Shiva wrote:
> That was a really good tip, Tone! Thanks a lot. Noted. :)
The general technique of going to OSS to use some of the tools there is a good one.
This particular suggestion is missing a step or two. ENFORM cannot, as far as I know, write a report to an Edit file, and this tip assumes the reports are in Edit files. You could send the reports to a spooler holding location, then use PERUSE to copy the spooler jobs to Edit files. Then you could combine them using paste. I imagine you would want to use -d " " rather than -d "," because an ENFORM report puts spaces between its columns, not commas. You might also need to put a space at the start of the lines of reports 2 and up so that you are sure the last column of one report and the first column of the next report have the normal separation.
Another approach which I don't remember seeing anyone mention would be this:
Write one report that using / in the target list to divide report into multiple lines per record.
Send the output to an unstructured disk file.
Copy that unstructured disk file in OSS to an OSS text file, adding a newline after each n*132 characters.
Use the OSS cut command to drop out the spaces that pad each section of the combined lines to 132 characters.
I have not actually tried this approach, but I am pretty sure it will work, unless ENFORM has a limit on the total length of a line it can handle, even when it is divided into multiple output lines.
Suppose the 70 fields in the original file would require around 700 bytes if they were displayed in a single line.
Write the ENFORM report to list all of the fields in a single LIST statement, but put a / in the target list at each point where the report line would exceed 132 columns. The / makes ENFORM put the following items on the next line of the report. You put commas around it, just as if it were a field name:
LIST field-1, field-2, ... field-k, /, field-m, ... field-s, /, field-t, ... ;
Suppose for this example, the field were spread out into 7 lines.
Unless any single field is longer than 132 characters, this approach will allow you to produce a single ENFORM report that contains all of the data, but each input record's values will occupy several 132-byte segments of the output file.
Make ENFORM put the report into an unstructured file.
Use this OSS command to convert the unstructured file to an OSS text file:
dd if=/G/vol/subvol/file ibs=924 cbs=924 conv=unblock | cut "1-127 133-255 265-366 397-509 529-615 661-794 793-" >new-report.txt
This assumes the unstructured file into which ENFORM wrote the report is named $vol.subvol.file.

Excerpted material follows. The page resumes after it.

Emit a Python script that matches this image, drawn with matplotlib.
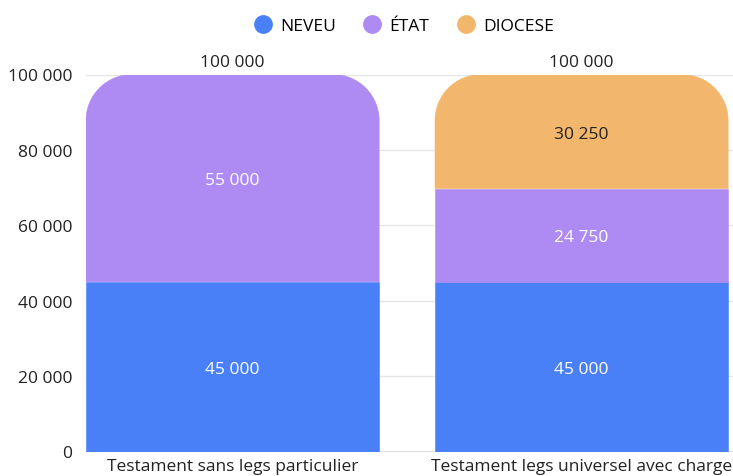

The /G/vol/subvol/file is the way to refer to a Guardian file from OSS. The /G must be a capital G. The rest may be upper or lower case.
The value 924 is 7 times 132, the total size the 7 lines of the report occupy (this would change depending on how many lines are needed to display each input record).
The ranges after the command "cut" say which columns of the combined report line contain data you want to keep in the final file. After the dd command combines the several 132-byte segments into one line, there will be sections of the line that contain the spaces that were at the end of each of the 132-byte segments. Each of the ranges should start at 1+n*132. The end value of each range should be the start value plus the number of characters that line of the report occupies, plus 1 (to make sure the first value on the next line has two spaces between it and the last value of the previous line). In the above example, the beginning of each range is correct, but I just made up the lengths of each line to keep. You can omit the end column of the last range. That will make it take the rest of the line, and the conv=unblock in the dd command will make it trim trailing spaces from the line before sending it to cut.
Computing the ranges will be a little tedious, but you only have to do it once for a given report.
The above example sends the final result to the file new-report.txt in the current working directory. You can change that name to whatever OSS file you like.